# Given exercise:
Print the listing from its top line through the line containing "ax.plot(xs, ys, color='#8c8c8c', lw=2.5", nothing more, and leave out the pictures.

# Available data:
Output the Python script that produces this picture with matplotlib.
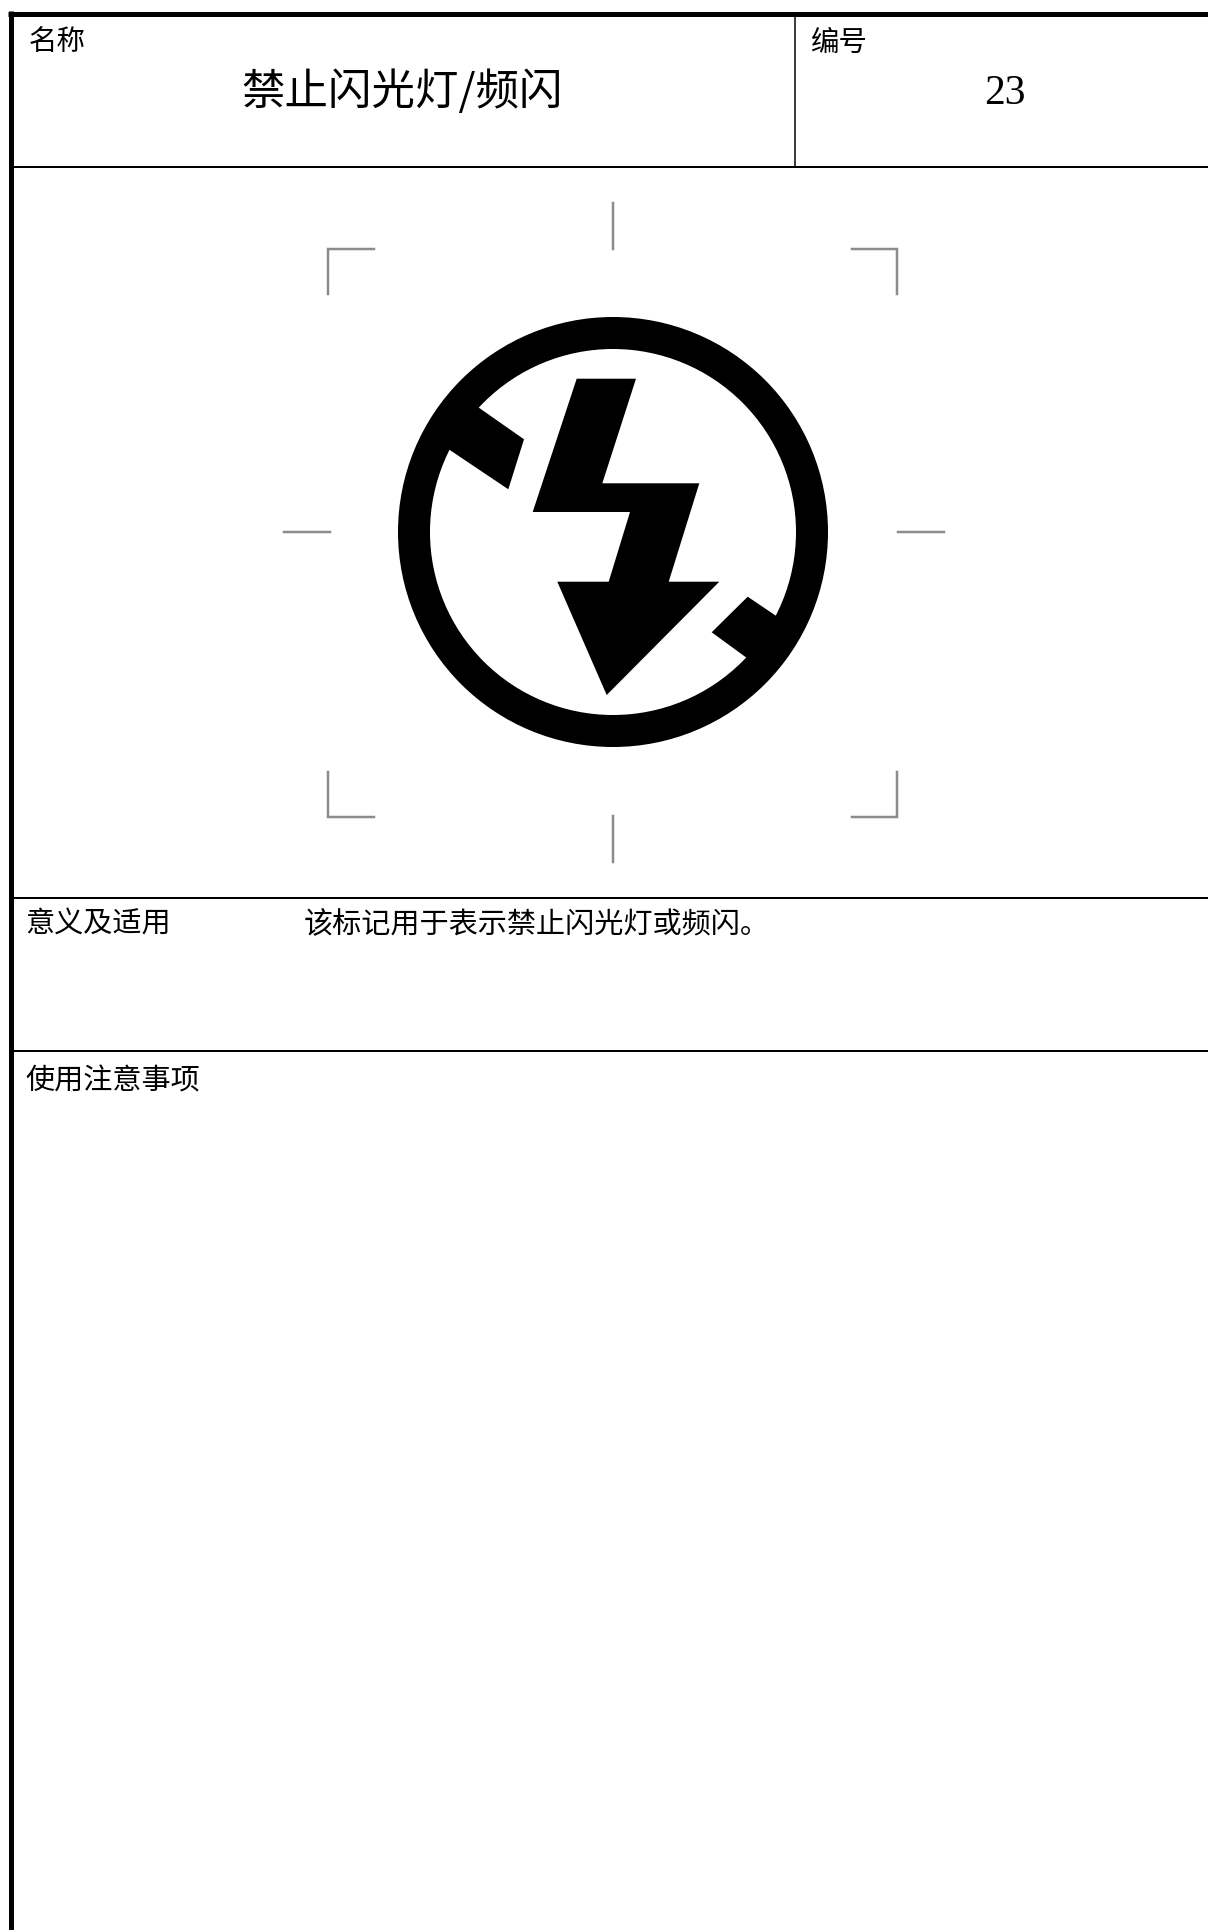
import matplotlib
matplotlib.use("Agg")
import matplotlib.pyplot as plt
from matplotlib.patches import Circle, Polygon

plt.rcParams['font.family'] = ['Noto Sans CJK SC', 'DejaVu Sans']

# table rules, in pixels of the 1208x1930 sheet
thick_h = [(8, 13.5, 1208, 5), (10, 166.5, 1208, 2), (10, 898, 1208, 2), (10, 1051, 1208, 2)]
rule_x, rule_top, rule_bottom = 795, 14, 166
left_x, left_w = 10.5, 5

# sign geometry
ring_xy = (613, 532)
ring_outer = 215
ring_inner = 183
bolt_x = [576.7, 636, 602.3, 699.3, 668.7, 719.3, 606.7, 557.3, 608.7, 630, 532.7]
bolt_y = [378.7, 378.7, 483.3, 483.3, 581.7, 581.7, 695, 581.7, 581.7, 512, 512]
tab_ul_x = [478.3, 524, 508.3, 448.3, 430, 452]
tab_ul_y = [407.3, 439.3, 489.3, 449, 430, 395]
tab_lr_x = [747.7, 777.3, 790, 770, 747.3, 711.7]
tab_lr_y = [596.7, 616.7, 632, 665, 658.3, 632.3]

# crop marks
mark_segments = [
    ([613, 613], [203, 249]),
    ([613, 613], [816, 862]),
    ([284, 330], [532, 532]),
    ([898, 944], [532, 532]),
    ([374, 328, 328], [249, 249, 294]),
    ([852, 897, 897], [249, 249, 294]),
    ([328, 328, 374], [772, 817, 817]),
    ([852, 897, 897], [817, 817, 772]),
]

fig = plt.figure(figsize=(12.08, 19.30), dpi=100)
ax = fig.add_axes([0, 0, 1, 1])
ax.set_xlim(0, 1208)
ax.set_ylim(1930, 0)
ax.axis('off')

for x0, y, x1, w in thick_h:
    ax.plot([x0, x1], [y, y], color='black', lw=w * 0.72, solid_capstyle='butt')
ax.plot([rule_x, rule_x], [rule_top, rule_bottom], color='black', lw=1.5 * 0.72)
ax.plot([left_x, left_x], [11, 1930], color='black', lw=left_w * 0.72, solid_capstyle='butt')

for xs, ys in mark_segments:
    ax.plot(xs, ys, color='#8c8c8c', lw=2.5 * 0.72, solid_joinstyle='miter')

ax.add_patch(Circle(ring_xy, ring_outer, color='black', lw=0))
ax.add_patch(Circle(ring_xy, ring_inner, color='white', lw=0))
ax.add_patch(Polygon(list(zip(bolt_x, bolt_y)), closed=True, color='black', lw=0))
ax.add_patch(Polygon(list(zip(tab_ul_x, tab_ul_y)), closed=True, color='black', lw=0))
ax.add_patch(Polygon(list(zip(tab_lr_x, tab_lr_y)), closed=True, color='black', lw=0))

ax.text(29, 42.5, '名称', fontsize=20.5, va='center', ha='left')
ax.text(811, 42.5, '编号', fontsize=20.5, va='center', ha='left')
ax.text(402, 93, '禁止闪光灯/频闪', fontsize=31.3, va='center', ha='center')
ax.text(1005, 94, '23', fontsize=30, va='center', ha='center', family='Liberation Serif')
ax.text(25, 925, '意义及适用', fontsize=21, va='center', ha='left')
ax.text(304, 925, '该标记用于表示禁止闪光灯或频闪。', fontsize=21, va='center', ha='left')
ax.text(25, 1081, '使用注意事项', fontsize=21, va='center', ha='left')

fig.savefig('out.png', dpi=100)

# Reply to the task:
Output the Python script that produces this picture with matplotlib.
import matplotlib
matplotlib.use("Agg")
import matplotlib.pyplot as plt
from matplotlib.patches import Circle, Polygon

plt.rcParams['font.family'] = ['Noto Sans CJK SC', 'DejaVu Sans']

# table rules, in pixels of the 1208x1930 sheet
thick_h = [(8, 13.5, 1208, 5), (10, 166.5, 1208, 2), (10, 898, 1208, 2), (10, 1051, 1208, 2)]
rule_x, rule_top, rule_bottom = 795, 14, 166
left_x, left_w = 10.5, 5

# sign geometry
ring_xy = (613, 532)
ring_outer = 215
ring_inner = 183
bolt_x = [576.7, 636, 602.3, 699.3, 668.7, 719.3, 606.7, 557.3, 608.7, 630, 532.7]
bolt_y = [378.7, 378.7, 483.3, 483.3, 581.7, 581.7, 695, 581.7, 581.7, 512, 512]
tab_ul_x = [478.3, 524, 508.3, 448.3, 430, 452]
tab_ul_y = [407.3, 439.3, 489.3, 449, 430, 395]
tab_lr_x = [747.7, 777.3, 790, 770, 747.3, 711.7]
tab_lr_y = [596.7, 616.7, 632, 665, 658.3, 632.3]

# crop marks
mark_segments = [
    ([613, 613], [203, 249]),
    ([613, 613], [816, 862]),
    ([284, 330], [532, 532]),
    ([898, 944], [532, 532]),
    ([374, 328, 328], [249, 249, 294]),
    ([852, 897, 897], [249, 249, 294]),
    ([328, 328, 374], [772, 817, 817]),
    ([852, 897, 897], [817, 817, 772]),
]

fig = plt.figure(figsize=(12.08, 19.30), dpi=100)
ax = fig.add_axes([0, 0, 1, 1])
ax.set_xlim(0, 1208)
ax.set_ylim(1930, 0)
ax.axis('off')

for x0, y, x1, w in thick_h:
    ax.plot([x0, x1], [y, y], color='black', lw=w * 0.72, solid_capstyle='butt')
ax.plot([rule_x, rule_x], [rule_top, rule_bottom], color='black', lw=1.5 * 0.72)
ax.plot([left_x, left_x], [11, 1930], color='black', lw=left_w * 0.72, solid_capstyle='butt')

for xs, ys in mark_segments:
    ax.plot(xs, ys, color='#8c8c8c', lw=2.5 * 0.72, solid_joinstyle='miter')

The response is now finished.